Summary
It isn’t perfect, but the expanded focus of Paradise Season 2 plays to creator Dan Fogelman’s strengths, creating a clever, dense, and emotionally potent follow-up.
‘The first season of Paradise was one of 2025’s best shows, mostly without any warning. Its premiere revealed a gotcha premise that was kept well under wraps, and towards the end, it was firing on all cylinders, producing one of the finest episodes of the year by miles and building to a high-stakes conclusion that threatened to radically reshape everything just in time for Season 2. And, well, mission accomplished. If nothing else, in this follow-up, Dan Fogelman makes good on his promise to substantially expand the scope of the show.
Abandoning the isolated setting of the first season – not totally, but considerably – was always going to be a ballsy move. The city-sized bunker beneath Colorado was a great location to hide away from the end of the world, and the core mystery of figuring out who killed the president allowed that setting to be intensely interrogated. Season 2 does away with most of the setting and all of the mystery, instead replacing it with the fervent quest of protagonist Xavier Collins (Sterling K. Brown, Invincible) to find his wife, Teri (Enuka Okuma, The Pitt), while various new friends and foes crop up in and around the wasteland.
That creates a totally different vibe, one that could risk feeling as if it has jumped the shark a little. But Fogelman’s sometimes extraordinary facility for stirring emotions keeps the whole thing consistent, dotting each capsule story with profound insight and tenderness. Even in episodes that seem to have nothing to do with the core plot – the premiere, for instance, is a standalone short film right up until it isn’t – you can always rely on being engaged by the characters and their plights. And given the recursive Lost-like storytelling, everything that seems siloed and separate initially eventually ends up mattering in unexpected and exciting ways (a small handful of red herring notwithstanding).

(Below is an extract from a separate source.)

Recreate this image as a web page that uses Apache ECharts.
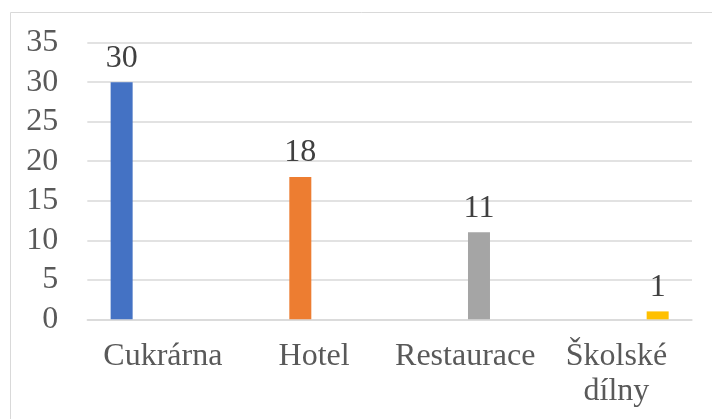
<!DOCTYPE html>
<html>
<head>
<meta charset="utf-8">
<script src="https://cdn.jsdelivr.net/npm/echarts@6/dist/echarts.min.js"></script>
<style>html,body{margin:0;padding:0;background:#fff;}#c{width:712px;height:419px;}</style>
</head>
<body>
<div id="c"></div>
<script>
const categories = ["Cukrárna", "Hotel", "Restaurace", "Školské dílny"];
const values = [30, 18, 11, 1];
const colors = ["#4472C4", "#ED7D31", "#A5A5A5", "#FFC000"];
const yTicks = {min: 0, max: 35, interval: 5};

const chart = echarts.init(document.getElementById('c'));
const series = values.map((v, i) => ({
  type: 'bar',
  name: categories[i],
  data: categories.map((c, j) => j === i ? v : '-'),
  barWidth: 22,
  barGap: '25%',
  itemStyle: {color: colors[i]},
  label: {
    show: true, position: 'top', distance: 8,
    fontFamily: 'Liberation Serif', fontSize: 32, color: '#404040'
  }
}));
chart.setOption({
  animation: false,
  grid: {left: 87.3, right: 20, top: 42.7, bottom: 99.7},
  graphic: [{type: 'rect', shape: {x: 10.5, y: 12.5, width: 720, height: 420},
    style: {fill: 'none', stroke: '#d9d9d9', lineWidth: 1}, silent: true}],
  xAxis: {
    type: 'category', data: categories,
    axisLine: {lineStyle: {color: '#d9d9d9', width: 1.5}},
    axisTick: {show: false},
    axisLabel: {
      fontFamily: 'Liberation Serif', fontSize: 32, color: '#595959', margin: 20,
      lineHeight: 35, interval: 0,
      formatter: v => v.replace(' ', '\n')
    }
  },
  yAxis: {
    type: 'value', min: yTicks.min, max: yTicks.max, interval: yTicks.interval,
    axisLine: {show: false}, axisTick: {show: false},
    splitLine: {lineStyle: {color: '#d9d9d9', width: 1.5}},
    axisLabel: {fontFamily: 'Liberation Serif', fontSize: 32, color: '#595959', margin: 29}
  },
  series: series
});
</script>
</body>
</html>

For the sake of avoiding spoilers, I’ll only refer plot-wise to the first three episodes, which all debuted together. But to get a general idea of the season’s shape, they are three useful hours to consider. In the first, a new character named Annie (Shailene Woodley) rides out the apocalypse in Graceland, only to find her solitude punctured by Link (Thomas Doherty, Tell Me Lies), the charming leader of a roving band of survivors who shut down nuclear power plants to prevent any further environmental disasters. By the end of the premiere, Annie has discovered Xavier, who set out in a tiny plane to search for his wife in Atlanta.
The second episode explores how Xavier got to the point at which Annie finds him, while also digging into the origins of his marriage and introducing him to a group of children whose innocence has been planed away by the harsh reality of the outside world. Fogelman loves a flashback, and there are a considerable number here, but this episode is a great example of how well they can work when they’re considered and properly implemented.
And then, finally, the third episode returns us to Paradise itself, catching up on most of the core cast from Season 1, including despicable string-puller Sinatra (Julianne Nicholson), her pet assassin Jane (Nicole Brydon Bloom), and therapist Dr. Tarabi (Sarah Shahi, Red, White & Royal Blue). This episode also loops back to the first by establishing a connection between the bunker and a character we met earlier, which is a nice reminder that all of this, even the stuff that doesn’t necessarily seem relevant at first blush, is knitting together into a much larger picture.
For the most part, Fogelman handles the scope of Paradise Season 2 – which, if you include the flashbacks, spans across the entirety of the U.S., multiple viewpoints, and tens of years – very well. It isn’t always plain sailing, since a natural consequence of the format is certain characters being sidelined, subplots being neglected, and the focus ever-shifting. But virtually every episode has at least one moment – sometimes several – of such real profundity that it’s difficult to mind. There’s a bit in the premiere where Annie and Link feel a sudden surge of relief at physical intimacy after years of difficulty and solitude that really moved me, and that’s two characters we’d literally just met. This show is so good at crafting compelling characters and backstories really quickly that when they start being folded into the main arc – which remains, as ever, “What is Sinatra really up to?” and “Can Xavier find Teri?” – the effect is immensely satisfying.
I’m sure if you think about the plot of this season too much, it won’t hold up to a great deal of scrutiny. But that was true about the first season, too, and I quickly stopped caring about the logistics of the high-concept premise because they were clearly of less concern than the personal stories that premise existed to excuse, and that’s much truer now than it was before. For some, the changes will be off-putting, the lack of a central mystery too lamentable to overlook. But if what you liked about the first season was how it made you feel, not necessarily to what extent it made you think, then you’ll be exceedingly well served by a follow-up that widens its scope to play to all of its biggest strengths.